The burden then shifts to the non-movant to demonstrate the existence of a genuine issue for trial. Matsushita Elec. Indus. Co. v. Zenith Radio Corp., 475 U.S. 574, 586–87, 106 S.Ct. 1348, 89 L.Ed.2d 538 (1986) ; Williams v. Borough of West Chester, Pa., 891 F.2d 458, 460–61 (3d Cir.1989). A non-moving party asserting that a fact is genuinely disputed must support such an assertion by: “(A) citing to particular parts of materials in the record, including depositions, documents, electronically stored information, affidavits or declarations, stipulations ..., admissions, interrogatory answers, or other materials; or (B) showing that the materials cited [by the opposing party] do not establish the absence ... of a genuine dispute....” Fed.R.Civ.P. 56(c)(1).
When determining whether a genuine issue of material fact exists, the court must view the evidence in the light most favorable to the non-moving party and draw all reasonable inferences in that party's favor. Scott v. Harris, 550 U.S. 372, 380, 127 S.Ct. 1769, 167 L.Ed.2d 686 (2007) ; Wishkin v. Potter, 476 F.3d 180, 184 (3d Cir.2007). A dispute is “genuine” only if the evidence is such that a reasonable jury could return a verdict for the non-moving party. Anderson, 477 U.S. at 247–49, 106 S.Ct. 2505. If the non-moving party fails to make a sufficient showing on an essential element of its case with respect to which it has the burden of proof, the moving party is entitled to judgment as a matter of law. See Celotex Corp., 477 U.S. at 322, 106 S.Ct. 2548.

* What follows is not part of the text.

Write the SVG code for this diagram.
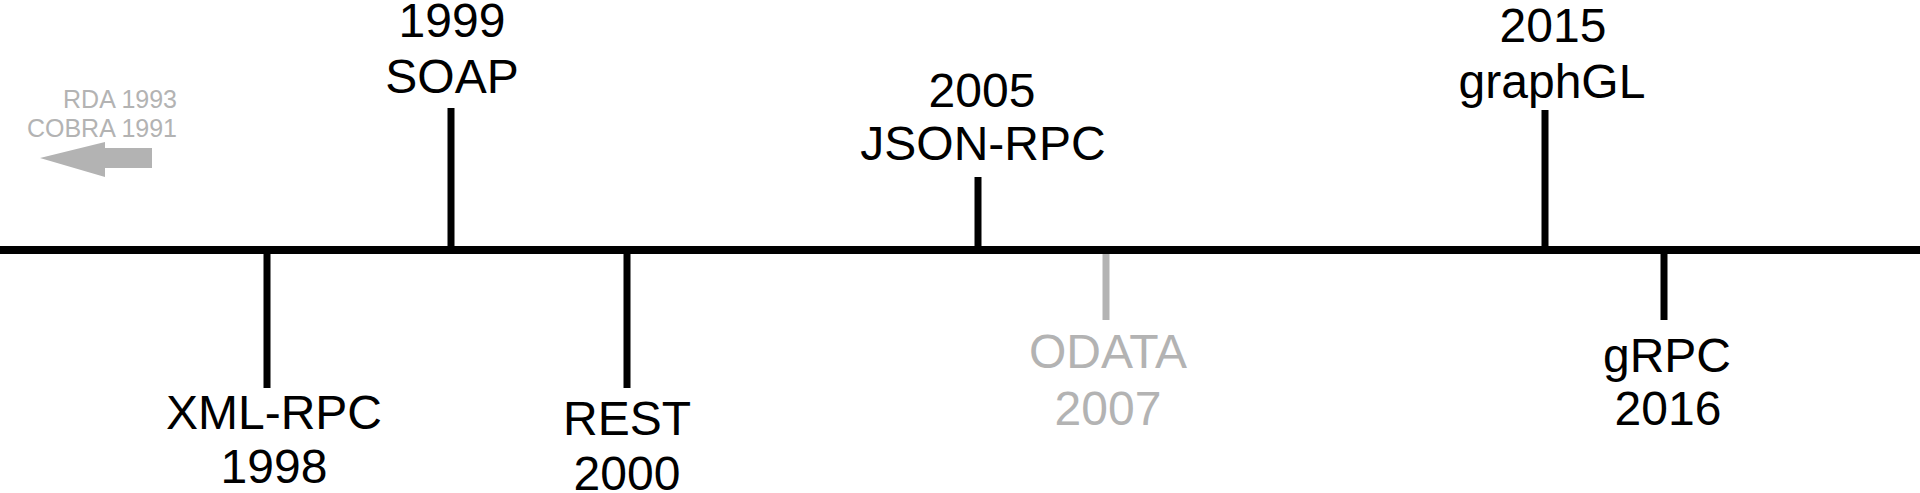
<svg xmlns="http://www.w3.org/2000/svg" width="1920" height="493" viewBox="0 0 1920 493">
<style>
.lbl{font-family:"Liberation Sans",Arial,sans-serif;font-size:48px;fill:#000;text-anchor:middle}
.gray{fill:#b3b3b3}
.small{font-family:"Liberation Sans",Arial,sans-serif;font-size:25px;fill:#b3b3b3;text-anchor:end}
.tick{stroke:#000;stroke-width:7;fill:none}
.gtick{stroke:#b3b3b3;stroke-width:7;fill:none}
</style>
<rect width="1920" height="493" fill="#fff"/>
<g id="connectors">
<line class="gtick" x1="1106" y1="252" x2="1106" y2="320"/>
<line class="tick" x1="267" y1="250" x2="267" y2="388"/>
<line class="tick" x1="451" y1="108" x2="451" y2="250"/>
<line class="tick" x1="627" y1="250" x2="627" y2="388"/>
<line class="tick" x1="978" y1="177" x2="978" y2="250"/>
<line class="tick" x1="1545" y1="110" x2="1545" y2="250"/>
<line class="tick" x1="1664" y1="250" x2="1664" y2="320"/>
<line id="axis" x1="0" y1="250" x2="1920" y2="250" stroke="#000" stroke-width="8"/>
</g>
<g id="older">
<text class="small" x="177" y="108">RDA 1993</text>
<text class="small" x="177" y="137">COBRA 1991</text>
<polygon points="40,158 105,142 105,148 152,148 152,168 105,168 105,177" fill="#b3b3b3"/>
</g>
<g id="xmlrpc"><text class="lbl" x="274" y="429">XML-RPC</text><text class="lbl" x="274" y="483">1998</text></g>
<g id="soap"><text class="lbl" x="452" y="37">1999</text><text class="lbl" x="452" y="93">SOAP</text></g>
<g id="rest"><text class="lbl" x="627" y="435">REST</text><text class="lbl" x="627" y="490">2000</text></g>
<g id="jsonrpc"><text class="lbl" x="982" y="107">2005</text><text class="lbl" x="983" y="160">JSON-RPC</text></g>
<g id="odata"><text class="lbl gray" x="1108" y="368">ODATA</text><text class="lbl gray" x="1108" y="425">2007</text></g>
<g id="graphgl"><text class="lbl" x="1553" y="42">2015</text><text class="lbl" x="1552" y="98">graphGL</text></g>
<g id="grpc"><text class="lbl" x="1667" y="372">gRPC</text><text class="lbl" x="1668" y="425">2016</text></g>
</svg>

Federal Rule of Evidence 702 sets out the requirements for expert witness testimony and states:
A witness who is qualified as an expert by knowledge, skill, experience, training, or education may testify in the form of an opinion or otherwise if: (a) the expert's scientific, technical, or other specialized knowledge will help the trier of fact to understand the evidence or to determine a fact in issue; (b) the testimony is based on sufficient facts or data; (c) the testimony is the product of reliable principles and methods; and (d) the expert has reliably applied the principles and methods to the facts of the case.